Jessie: In a day-to-day way I’m like Edith; I’m almost always early for scheduled events. I bring a notebook, novel or some knitting and squeeze in a few moments of fun whilst waiting. I do keep a calendar synced between my phone and my home computer and I fill in a Daily Docket on paper each morning so the usual life stuff gets done. But, I like to look at time with a long view as well. Every Sunday morning I take about a half hour to write in my gratitude journal and to examine my long range goals. I structure my year around 12 week goal plans and break each one down into manageable bites on a weekly basis. That’s the only way I know to ensure the important doesn’t get shouldered out of my life by the urgent.

Readers: What’s your relationship with time? Are you a planner or not? Like to be early or are a relaxed somewhat-late arriver?

12 Thoughts

  1. I like to arrive on time, which takes a little extra planning because I seem to have been born without an internal compass and need to have precise written directions! I write stuff on a kitchen calendar–birthdays, doctor appointments, lunch dates, meetings, etc. Simple, but it seems to work for me. I pick up a couple of grandkids after school weekdays and that becomes habit. I’ve always prided myself on observing deadlines, and find that racing toward one is “good stress..” I admit to being a “casual” housekeeper, but my husband doesn’t seem to mind taking up the slack. I write early in the morning–about a thousand words a day. I have a writer’s critique meeting this morning at 10. It’s 6:03 now and I’ve already done my thousand words. (Working on Book #4 in the Witch City Mystery series. Book #3, Look Both Ways will be out on November 1!)

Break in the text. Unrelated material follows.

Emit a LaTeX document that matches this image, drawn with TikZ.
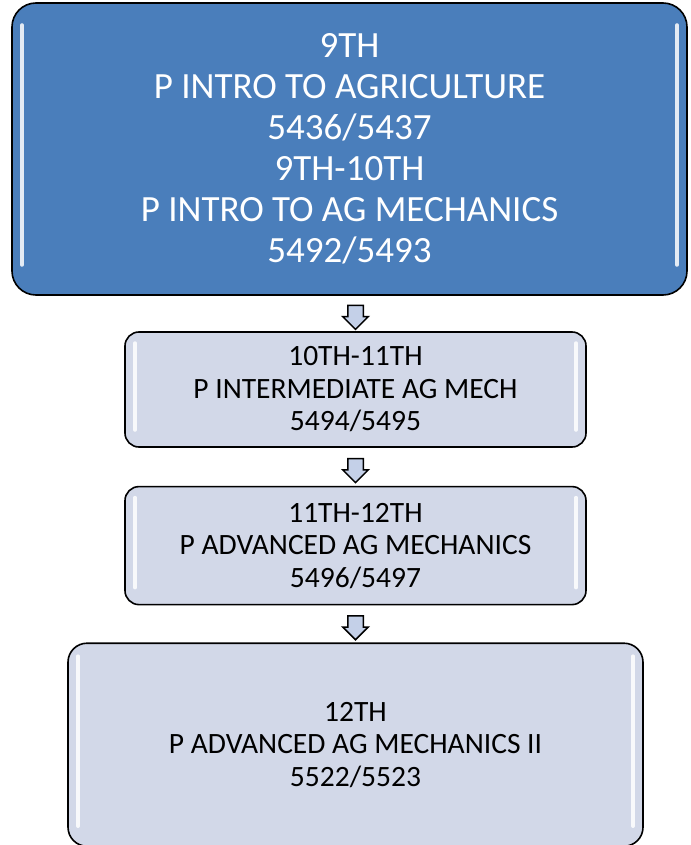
\documentclass[tikz,border=0pt]{standalone}
\usepackage{fontspec}
\setmainfont{Carlito}
\usepackage{xcolor}
\usetikzlibrary{calc}
\usetikzlibrary{shapes.arrows}
\usetikzlibrary{positioning}

\definecolor{stageblue}{HTML}{4A7EBB}
\definecolor{stagegrey}{HTML}{D2D8E8}
\definecolor{arrowfill}{HTML}{C4D0E8}

\tikzset{
  % white gloss streaks on the inner left and right sides
  gloss/.style 2 args={path picture={
      \draw[white, line width=3.5pt, line cap=round, opacity=0.85]
        ([xshift=10pt,yshift=-#1]path picture bounding box.north west) --
        ([xshift=10pt,yshift=#2]path picture bounding box.south west);
      \draw[white, line width=3.5pt, line cap=round, opacity=0.85]
        ([xshift=-10pt,yshift=-#1]path picture bounding box.north east) --
        ([xshift=-10pt,yshift=#2]path picture bounding box.south east);
    }},
  stagebox/.style={draw, line width=1.6pt, rounded corners=14pt, fill=stagegrey,
    text=black, align=center, inner sep=0pt, gloss={11pt}{17pt},
    font=\fontsize{29.5}{32.5}\selectfont},
  downarrow/.style={single arrow, draw, line width=1.5pt, fill=arrowfill,
    rotate=-90, inner xsep=0pt, inner ysep=7pt, minimum height=24pt,
    single arrow head extend=5pt, text width=0pt, text height=0pt, text depth=0pt}
}

\begin{document}
\begin{tikzpicture}
    \useasboundingbox (0,0) rectangle (690pt,-845pt);

    % Course boxes
    \node[stagebox, fill=stageblue, text=white, rounded corners=24pt,
          minimum width=675pt, minimum height=292pt, gloss={22pt}{30pt},
          font=\fontsize{37}{41}\selectfont] (intro) at (349.5pt,-149pt)
          {9TH\\P INTRO TO AGRICULTURE\\5436/5437\\9TH-10TH\\P INTRO TO AG MECHANICS\\5492/5493};

    \node[stagebox, minimum width=461pt, minimum height=115pt] (inter) at (355.5pt,-389.5pt)
          {10TH-11TH\\P INTERMEDIATE AG MECH\\5494/5495};

    \node[stagebox, minimum width=461pt, minimum height=118pt, below=38pt of inter] (adv)
          {11TH-12TH\\P ADVANCED AG MECHANICS\\5496/5497};

    \node[stagebox, rounded corners=19pt, minimum width=575pt, minimum height=203pt,
          gloss={13pt}{20pt}, below=37pt of adv] (advii)
          {12TH\\P ADVANCED AG MECHANICS II\\5522/5523};

    % Arrows between the stages
    \node[downarrow] (a1) at ($(intro.south -| inter.north)!0.5!(inter.north)$) {};
    \node[downarrow] (a2) at ($(inter.south)!0.5!(adv.north)$) {};
    \node[downarrow] (a3) at ($(adv.south)!0.5!(advii.north)$) {};

\end{tikzpicture}
\end{document}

  2. I was always chronically early, then for a while I was chronically late. Now I screech in right on time. I have an old fashioned desk calendar that mostly keeps me straight, but that ticking clock is like a tormenting devil from hell, some days.

  3. I broke the habit of “always early” one year for Lent. I was about 12 years old. For 40 days, I forced myself to be 1-2 minutes late for just about everything on my pre-teen schedule. Nothing terrible happened! It was such a revelation.:-)

  4. An overachiever trapped in a procrastinator’s body. I love it, Barb! That is so me.

    I am a planner. Right now, I am debating what I will do after work today vs. tomorrow. Do I want to run those errands tonight or do them tomorrow when I was already planning to kill some time downtown after work. Of course, I won’t be able to read if I do the errands tomorrow. I think I can get more stuff done each night after work than I realistically can. And I have my blog reviews schedules in my mind for the next couple of weeks (and my reading planned for the next month.)

    On the other hand, I am chronically late to things. Part of it is because I think, “I can get this done before I go” and then wind up leaving later than I should. So it’s the overachiever thing again. I always have good intentions of arriving early or on time, but I get distracted and wind up late again.

  5. I have to say these days I am usually quite a bit early. But I leave it to the last minute. If that makes any sense. I always feel like whatever I dont do today I can do tomorrow and if tomorrow never comes it was one thing I got out of doing. So I always do the things I like first.